I have always had this divine determination to have an extraordinary life. I want to do all of the things, own all of the clothes, live all of the places. I guess you could say I am perpetually restless. It is a constant feeling that I can’t get it all done and I can’t be all of the places and I can never have quite enough. And I think on the spectrum, somewhere down the other end from me, this is normal. We are supposed to desire and want and head in search of those things. Some will change our lives for the better, some will show us that we never really needed them in the first place. But we don’t know unless we indulge our curiosity.
However, over the last year or so, I have had a desire that has been growing stronger and stronger…and that is the need to pare back. To know a more simple life. Yet this seems so at odds with my desire to have a life full of luxuries and experiences. And these are things I don’t want to give up. I never want to stop treating myself.
So each time, I ignore this inner voice.
Living the simple life seems like something that should be left to hippies in communes who wear rainbow coloured home-knits and have dirty feet. I on the other hand, love my shoes and wear cashmere in muted tones.
But the voice in my head keeps talking. Telling me that the freedom I crave so deeply in my life comes from removing what is not needed, rather than adding more clutter.
I just haven’t figured out how to marry these two lives…please god don’t make me give up my overpriced Jo Malone candles.
But at the same time, I don’t want to become that person who is forever high-jumping the fence to find the greener grass.

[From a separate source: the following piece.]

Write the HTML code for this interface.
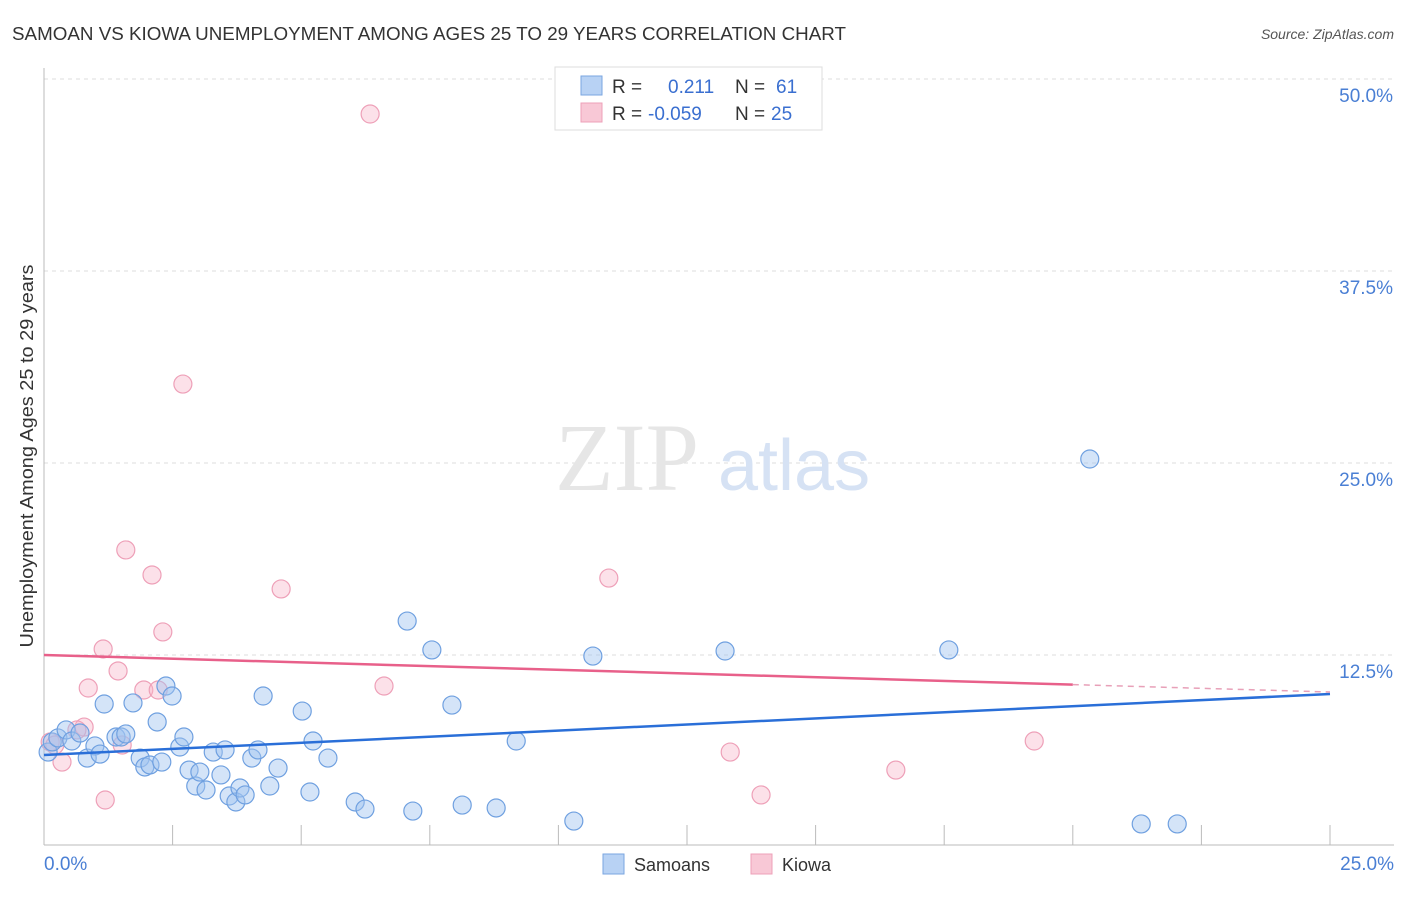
<!DOCTYPE html>
<html><head><meta charset="utf-8"><style>
body{margin:0;background:#fff;font-family:"Liberation Sans",sans-serif}
</style></head><body>
<svg width="1406" height="892" xmlns="http://www.w3.org/2000/svg" font-family="Liberation Sans, sans-serif">
<text x="12" y="40" font-size="18" fill="#333" textLength="834" lengthAdjust="spacingAndGlyphs">SAMOAN VS KIOWA UNEMPLOYMENT AMONG AGES 25 TO 29 YEARS CORRELATION CHART</text>
<text x="1394" y="39" font-size="14" fill="#555" font-style="italic" text-anchor="end">Source: ZipAtlas.com</text>
<g id="grid"></g>
<text x="555" y="490" font-size="96" fill="#e6e6e6" font-family="Liberation Serif, serif">ZIP</text>
<text x="718" y="490" font-size="72" fill="#d6e2f4">atlas</text>
<g id="marks"></g>
<text x="33" y="456" font-size="18" fill="#333" text-anchor="middle" textLength="383" lengthAdjust="spacingAndGlyphs" transform="rotate(-90 33 456)">Unemployment Among Ages 25 to 29 years</text>
<text x="44" y="870" font-size="19" fill="#4a7fd4">0.0%</text>
<text x="1394" y="870" font-size="19" fill="#4a7fd4" text-anchor="end">25.0%</text>
<g>
<rect x="555" y="67" width="267" height="63" fill="#fff" stroke="#ddd"/>
<rect x="581" y="76" width="21" height="19" fill="#b8d2f4" stroke="#7aa6e0"/>
<rect x="581" y="103" width="21" height="19" fill="#f8c8d6" stroke="#eea0b8"/>
<text x="612" y="93" font-size="19" fill="#333">R =</text><text x="668" y="93" font-size="19" fill="#3a6fd0">0.211</text>
<text x="735" y="93" font-size="19" fill="#333">N =</text><text x="776" y="93" font-size="19" fill="#3a6fd0">61</text>
<text x="612" y="120" font-size="19" fill="#333">R =</text><text x="648" y="120" font-size="19" fill="#3a6fd0">-0.059</text>
<text x="735" y="120" font-size="19" fill="#333">N =</text><text x="771" y="120" font-size="19" fill="#3a6fd0">25</text>
</g>
<g>
<rect x="603" y="854" width="21" height="20" fill="#b8d2f4" stroke="#7aa6e0"/>
<text x="634" y="871" font-size="18" fill="#333">Samoans</text>
<rect x="751" y="854" width="21" height="20" fill="#f8c8d6" stroke="#eea0b8"/>
<text x="782" y="871" font-size="18" fill="#333">Kiowa</text>
</g>
</svg>
<script>
const samoanX=[0.08,0.16,0.27,0.43,0.54,0.70,0.84,0.99,1.09,1.17,1.40,1.50,1.59,1.73,1.87,1.96,2.06,2.20,2.29,2.37,2.49,2.64,2.72,2.82,2.95,3.03,3.15,3.29,3.44,3.52,3.60,3.73,3.81,3.91,4.04,4.16,4.26,4.39,4.55,5.02,5.17,5.23,5.52,6.05,6.24,7.06,7.17,7.54,7.93,8.13,8.79,9.18,10.30,10.67,13.24,17.59,20.33,21.33,22.03];
const samoanY=[6.18,6.84,7.10,7.62,6.90,7.42,5.79,6.58,6.05,9.31,7.16,7.16,7.36,9.38,5.79,5.21,5.34,8.14,5.53,10.48,9.83,6.51,7.16,5.01,3.97,4.88,3.71,6.18,4.69,6.32,3.32,2.93,3.84,3.39,5.79,6.32,9.83,3.97,5.14,8.85,3.58,6.90,5.79,2.93,2.47,14.71,2.34,12.83,9.24,2.73,2.54,6.90,1.69,12.43,12.76,12.83,25.26,1.50,1.50];
const kiowaX=[6.34,2.70,1.59,2.10,4.61,10.98,2.31,1.15,1.44,0.86,1.94,2.22,6.61,0.78,0.64,0.12,0.35,1.52,1.19,13.34,13.94,16.56,19.25,0.21];
const kiowaY=[47.72,30.14,19.34,17.71,16.80,17.51,14.00,12.89,11.46,10.35,10.22,10.22,10.48,7.81,7.62,6.84,5.53,6.64,3.06,6.18,3.39,5.01,6.90,6.64];
const samoanTrend=[5.99,9.96];
const kiowaTrend=[12.5,10.09];
const yTicks=[12.5,25,37.5,50];
const yTickLabels=["12.5%","25.0%","37.5%","50.0%"];
const xTicks=[2.5,5,7.5,10,12.5,15,17.5,20,22.5,25];
const NS="http://www.w3.org/2000/svg";
const sx=v=>44+v/25*1286, sy=v=>847-v/12.5*192;
function mk(t,a,p){const e=document.createElementNS(NS,t);for(const k in a)e.setAttribute(k,a[k]);p.appendChild(e);return e;}
const g=document.getElementById('grid'), m=document.getElementById('marks');
yTicks.forEach((t,i)=>{
 const l=mk('line',{x1:44,x2:1394,y1:sy(t),y2:sy(t),stroke:'#ddd','stroke-dasharray':'4,4'},g);
 
 
 const tx=mk('text',{x:1393,y:sy(t)+23,'font-size':19,fill:'#4a7fd4','text-anchor':'end'},g);
 tx.textContent=yTickLabels[i];
 
 
});
const ax=mk('line',{x1:44,x2:1394,y1:845,y2:845,stroke:'#bbb'},g);


const ay=mk('line',{x1:44,x2:44,y1:68,y2:845,stroke:'#bbb'},g);


xTicks.forEach(t=>{
 const l=mk('line',{x1:sx(t),x2:sx(t),y1:825,y2:845,stroke:'#bbb'},g);
 
 
});
kiowaX.forEach((x,i)=>{
 const c=mk('circle',{cx:sx(x),cy:sy(kiowaY[i]),r:9,fill:'rgba(248,180,200,0.4)',stroke:'#eea0b8','stroke-width':1.2},m);
 
 
});
samoanX.forEach((x,i)=>{
 const c=mk('circle',{cx:sx(x),cy:sy(samoanY[i]),r:9,fill:'rgba(160,196,240,0.45)',stroke:'#6fa0e0','stroke-width':1.2},m);
 
 
});
const b=mk('line',{x1:sx(0),y1:sy(samoanTrend[0]),x2:sx(25),y2:sy(samoanTrend[1]),stroke:'#2a6fd8','stroke-width':2.5},m);


const kAt=x=>kiowaTrend[0]+(kiowaTrend[1]-kiowaTrend[0])*x/25;
const p1=mk('line',{x1:sx(0),y1:sy(kAt(0)),x2:sx(20),y2:sy(kAt(20)),stroke:'#e8608a','stroke-width':2.5},m);


const p2=mk('line',{x1:sx(20),y1:sy(kAt(20)),x2:sx(25),y2:sy(kAt(25)),stroke:'#e8a0b8','stroke-width':1.5,'stroke-dasharray':'6,5'},m);


</script>
</body></html>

It’s tiring and I have a dodgy knee.
As I have opened my eyes and looked a little closer, a few teachers have walked onto my path, dressed in fashion that I can relate to. They have led me to see that my view of simple was very narrow. Simple can still be extraordinary and luxurious…maybe even more so.
There is the girl who I used to work with who always looked chic and pulled together. Yet, she didn’t spend a fortune, she was a student. She just chose well.
The blogger Harper and Harley, who made the decision to reduce her wardrobe down to simple staples of black, white and grey. Yet always looks amazing.
Diane Von Furstenberg – she speaks in her book of her extravagant early life as a princess, and how in her later years, she has chosen to live in a bohemian tree-house at the top of her DVF building in the Meat Packing District of New York.
Emerson Fry – a designer whose collections are interchangeable and functional, yet somehow, still very beautiful in their simplicity.
Lastly, my style icon Jeanne Damas, who is actually a very relaxed and classic French dresser.
It made me wonder. Am I missing the point. Is my extravagant, extraordinary lifestyle hidden in the simple.
Rather than not enough, do I have too much.
My next question is….how the hell am I to be a fashion blogger whilst pursuing a life that seems so at odds with the rampant consumerism I currently partake it. Of course, always operating under the guise that “it’s an investment, it’s for the blog”. Which is really just a clever ruse I have created for working my credit card until the strip fails – guilt free.
So, in the spirit of happiness and listening to my own inner wisdom, it is time to set myself the next challenge in my life. To simplify, not only how I dress, but how I eat, the company I keep, the thoughts I think and the work I do to support myself. I don’t want to be a slave to my possessions, or my outdated beliefs around what fulfills me. A pair of black pumps are not my salvation. And I’m starting to think a 70-hour working week is not my destiny.
I was talking to a friend about my new challenge…
Her: “Are you having a life crisis?”
Me: “Probably. But, I’ll just blog about it – and so it goes.”
I don’t think this is going to be easy at all, change never is. But I’m up for the experiment. I’m excited (terrified) to explore a life of less. More and more people around the world are embracing the minimalist lifestyle and claiming to feel richer than ever before. This is not to say they do not enjoy possessions, on the contrary, the point is to buy, travel, live with purpose – instead of consuming based around an idea of what we need to be happy.
I just want a simple, beautiful and extraordinary life. I’m willing to delve into the uncomfortable journey ahead of me to see if I can attain it via this different path.